------ DATA

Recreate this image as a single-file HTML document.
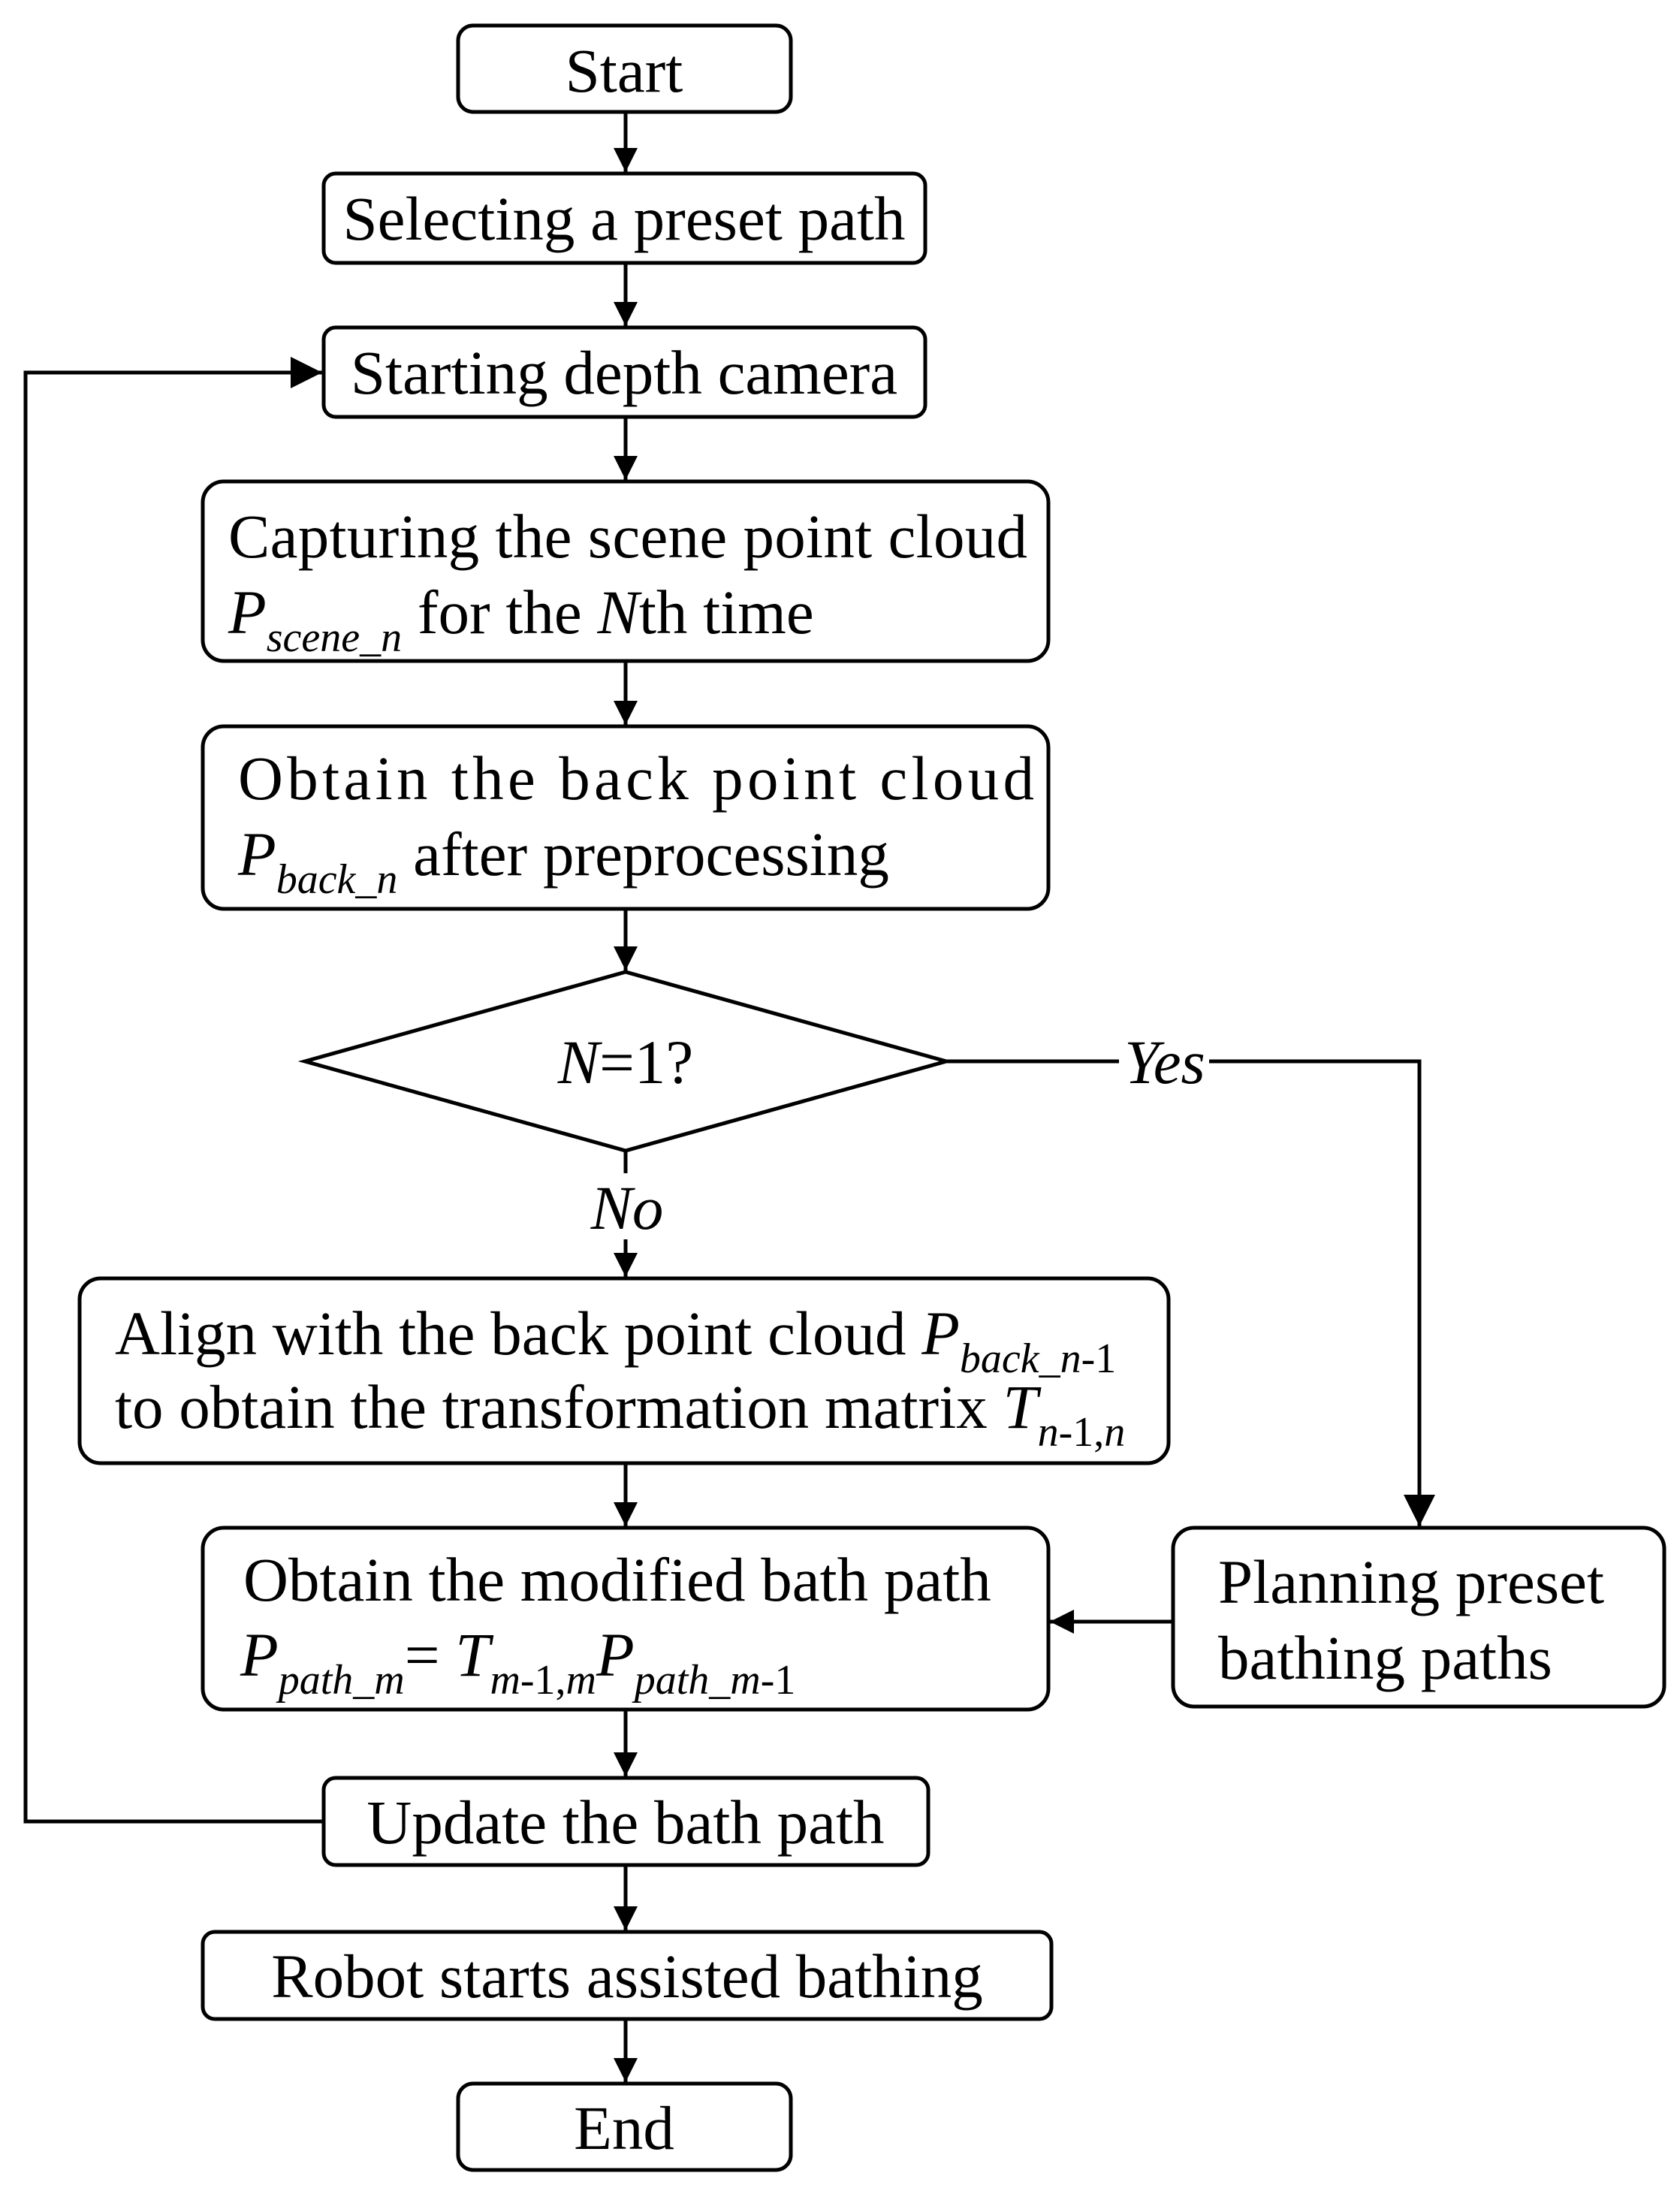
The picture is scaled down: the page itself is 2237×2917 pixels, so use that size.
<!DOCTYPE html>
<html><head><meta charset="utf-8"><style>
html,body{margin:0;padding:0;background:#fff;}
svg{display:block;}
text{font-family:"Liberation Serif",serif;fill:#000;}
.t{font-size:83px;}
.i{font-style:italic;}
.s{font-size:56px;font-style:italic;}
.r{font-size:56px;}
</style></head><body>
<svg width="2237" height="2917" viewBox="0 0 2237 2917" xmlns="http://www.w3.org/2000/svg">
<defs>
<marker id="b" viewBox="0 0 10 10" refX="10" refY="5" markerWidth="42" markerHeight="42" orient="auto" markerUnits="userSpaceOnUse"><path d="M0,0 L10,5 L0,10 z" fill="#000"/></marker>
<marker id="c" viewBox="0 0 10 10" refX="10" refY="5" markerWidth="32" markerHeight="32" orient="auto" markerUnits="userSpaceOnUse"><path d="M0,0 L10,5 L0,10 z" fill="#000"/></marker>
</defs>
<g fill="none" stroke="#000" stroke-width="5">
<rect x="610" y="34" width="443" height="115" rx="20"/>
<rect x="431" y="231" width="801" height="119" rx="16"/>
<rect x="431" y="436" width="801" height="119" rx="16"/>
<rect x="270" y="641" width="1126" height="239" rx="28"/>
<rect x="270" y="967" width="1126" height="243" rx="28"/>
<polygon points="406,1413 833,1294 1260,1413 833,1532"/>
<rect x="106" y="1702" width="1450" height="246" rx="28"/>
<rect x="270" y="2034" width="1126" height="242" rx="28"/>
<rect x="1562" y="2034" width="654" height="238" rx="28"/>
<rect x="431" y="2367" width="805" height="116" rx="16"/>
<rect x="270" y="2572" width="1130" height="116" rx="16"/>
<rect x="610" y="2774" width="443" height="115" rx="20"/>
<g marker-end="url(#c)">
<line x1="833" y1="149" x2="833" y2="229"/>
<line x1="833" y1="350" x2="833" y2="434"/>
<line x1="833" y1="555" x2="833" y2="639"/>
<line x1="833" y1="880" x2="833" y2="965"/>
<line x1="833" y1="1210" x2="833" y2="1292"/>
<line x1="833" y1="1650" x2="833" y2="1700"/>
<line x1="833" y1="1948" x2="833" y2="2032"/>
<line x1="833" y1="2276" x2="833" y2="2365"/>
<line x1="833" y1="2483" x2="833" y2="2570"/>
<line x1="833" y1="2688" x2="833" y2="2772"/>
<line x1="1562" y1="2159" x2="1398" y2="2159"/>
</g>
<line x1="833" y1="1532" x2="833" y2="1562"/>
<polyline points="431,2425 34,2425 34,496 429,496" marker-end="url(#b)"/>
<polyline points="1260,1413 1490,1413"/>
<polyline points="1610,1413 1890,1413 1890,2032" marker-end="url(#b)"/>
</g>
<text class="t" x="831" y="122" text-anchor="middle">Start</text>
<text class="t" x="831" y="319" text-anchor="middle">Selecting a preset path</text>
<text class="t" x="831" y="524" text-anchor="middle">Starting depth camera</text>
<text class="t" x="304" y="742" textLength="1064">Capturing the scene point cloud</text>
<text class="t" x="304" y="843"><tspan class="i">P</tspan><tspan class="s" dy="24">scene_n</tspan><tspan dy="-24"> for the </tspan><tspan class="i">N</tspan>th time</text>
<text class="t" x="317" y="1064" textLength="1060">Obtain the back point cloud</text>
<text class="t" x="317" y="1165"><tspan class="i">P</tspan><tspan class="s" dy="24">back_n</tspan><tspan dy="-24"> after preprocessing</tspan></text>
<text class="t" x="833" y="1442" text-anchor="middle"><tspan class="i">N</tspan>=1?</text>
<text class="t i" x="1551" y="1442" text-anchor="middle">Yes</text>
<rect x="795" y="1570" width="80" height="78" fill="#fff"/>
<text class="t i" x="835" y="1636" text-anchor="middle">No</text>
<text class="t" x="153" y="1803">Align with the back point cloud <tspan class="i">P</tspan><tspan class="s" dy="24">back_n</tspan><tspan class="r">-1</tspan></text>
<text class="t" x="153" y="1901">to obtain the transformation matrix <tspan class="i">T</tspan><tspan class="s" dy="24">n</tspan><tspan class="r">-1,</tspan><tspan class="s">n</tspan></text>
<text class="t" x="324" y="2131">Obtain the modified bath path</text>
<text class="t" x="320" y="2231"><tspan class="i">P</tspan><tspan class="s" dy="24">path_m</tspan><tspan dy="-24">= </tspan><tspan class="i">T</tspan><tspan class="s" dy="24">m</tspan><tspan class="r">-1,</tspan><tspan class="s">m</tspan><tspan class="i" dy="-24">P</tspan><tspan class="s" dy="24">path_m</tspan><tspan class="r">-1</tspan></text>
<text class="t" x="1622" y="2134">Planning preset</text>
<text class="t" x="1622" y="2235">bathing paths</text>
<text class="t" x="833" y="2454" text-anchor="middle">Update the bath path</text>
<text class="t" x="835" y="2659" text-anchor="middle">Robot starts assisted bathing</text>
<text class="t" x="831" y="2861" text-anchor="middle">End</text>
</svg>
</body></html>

------------

▸ WRITTEN TASK
Write out the material above once more, exactly as it reads, with no pictures.

▸ SOLUTION
Recreate this image as a single-file HTML document.
The picture is scaled down: the page itself is 2237×2917 pixels, so use that size.
<!DOCTYPE html>
<html><head><meta charset="utf-8"><style>
html,body{margin:0;padding:0;background:#fff;}
svg{display:block;}
text{font-family:"Liberation Serif",serif;fill:#000;}
.t{font-size:83px;}
.i{font-style:italic;}
.s{font-size:56px;font-style:italic;}
.r{font-size:56px;}
</style></head><body>
<svg width="2237" height="2917" viewBox="0 0 2237 2917" xmlns="http://www.w3.org/2000/svg">
<defs>
<marker id="b" viewBox="0 0 10 10" refX="10" refY="5" markerWidth="42" markerHeight="42" orient="auto" markerUnits="userSpaceOnUse"><path d="M0,0 L10,5 L0,10 z" fill="#000"/></marker>
<marker id="c" viewBox="0 0 10 10" refX="10" refY="5" markerWidth="32" markerHeight="32" orient="auto" markerUnits="userSpaceOnUse"><path d="M0,0 L10,5 L0,10 z" fill="#000"/></marker>
</defs>
<g fill="none" stroke="#000" stroke-width="5">
<rect x="610" y="34" width="443" height="115" rx="20"/>
<rect x="431" y="231" width="801" height="119" rx="16"/>
<rect x="431" y="436" width="801" height="119" rx="16"/>
<rect x="270" y="641" width="1126" height="239" rx="28"/>
<rect x="270" y="967" width="1126" height="243" rx="28"/>
<polygon points="406,1413 833,1294 1260,1413 833,1532"/>
<rect x="106" y="1702" width="1450" height="246" rx="28"/>
<rect x="270" y="2034" width="1126" height="242" rx="28"/>
<rect x="1562" y="2034" width="654" height="238" rx="28"/>
<rect x="431" y="2367" width="805" height="116" rx="16"/>
<rect x="270" y="2572" width="1130" height="116" rx="16"/>
<rect x="610" y="2774" width="443" height="115" rx="20"/>
<g marker-end="url(#c)">
<line x1="833" y1="149" x2="833" y2="229"/>
<line x1="833" y1="350" x2="833" y2="434"/>
<line x1="833" y1="555" x2="833" y2="639"/>
<line x1="833" y1="880" x2="833" y2="965"/>
<line x1="833" y1="1210" x2="833" y2="1292"/>
<line x1="833" y1="1650" x2="833" y2="1700"/>
<line x1="833" y1="1948" x2="833" y2="2032"/>
<line x1="833" y1="2276" x2="833" y2="2365"/>
<line x1="833" y1="2483" x2="833" y2="2570"/>
<line x1="833" y1="2688" x2="833" y2="2772"/>
<line x1="1562" y1="2159" x2="1398" y2="2159"/>
</g>
<line x1="833" y1="1532" x2="833" y2="1562"/>
<polyline points="431,2425 34,2425 34,496 429,496" marker-end="url(#b)"/>
<polyline points="1260,1413 1490,1413"/>
<polyline points="1610,1413 1890,1413 1890,2032" marker-end="url(#b)"/>
</g>
<text class="t" x="831" y="122" text-anchor="middle">Start</text>
<text class="t" x="831" y="319" text-anchor="middle">Selecting a preset path</text>
<text class="t" x="831" y="524" text-anchor="middle">Starting depth camera</text>
<text class="t" x="304" y="742" textLength="1064">Capturing the scene point cloud</text>
<text class="t" x="304" y="843"><tspan class="i">P</tspan><tspan class="s" dy="24">scene_n</tspan><tspan dy="-24"> for the </tspan><tspan class="i">N</tspan>th time</text>
<text class="t" x="317" y="1064" textLength="1060">Obtain the back point cloud</text>
<text class="t" x="317" y="1165"><tspan class="i">P</tspan><tspan class="s" dy="24">back_n</tspan><tspan dy="-24"> after preprocessing</tspan></text>
<text class="t" x="833" y="1442" text-anchor="middle"><tspan class="i">N</tspan>=1?</text>
<text class="t i" x="1551" y="1442" text-anchor="middle">Yes</text>
<rect x="795" y="1570" width="80" height="78" fill="#fff"/>
<text class="t i" x="835" y="1636" text-anchor="middle">No</text>
<text class="t" x="153" y="1803">Align with the back point cloud <tspan class="i">P</tspan><tspan class="s" dy="24">back_n</tspan><tspan class="r">-1</tspan></text>
<text class="t" x="153" y="1901">to obtain the transformation matrix <tspan class="i">T</tspan><tspan class="s" dy="24">n</tspan><tspan class="r">-1,</tspan><tspan class="s">n</tspan></text>
<text class="t" x="324" y="2131">Obtain the modified bath path</text>
<text class="t" x="320" y="2231"><tspan class="i">P</tspan><tspan class="s" dy="24">path_m</tspan><tspan dy="-24">= </tspan><tspan class="i">T</tspan><tspan class="s" dy="24">m</tspan><tspan class="r">-1,</tspan><tspan class="s">m</tspan><tspan class="i" dy="-24">P</tspan><tspan class="s" dy="24">path_m</tspan><tspan class="r">-1</tspan></text>
<text class="t" x="1622" y="2134">Planning preset</text>
<text class="t" x="1622" y="2235">bathing paths</text>
<text class="t" x="833" y="2454" text-anchor="middle">Update the bath path</text>
<text class="t" x="835" y="2659" text-anchor="middle">Robot starts assisted bathing</text>
<text class="t" x="831" y="2861" text-anchor="middle">End</text>
</svg>
</body></html>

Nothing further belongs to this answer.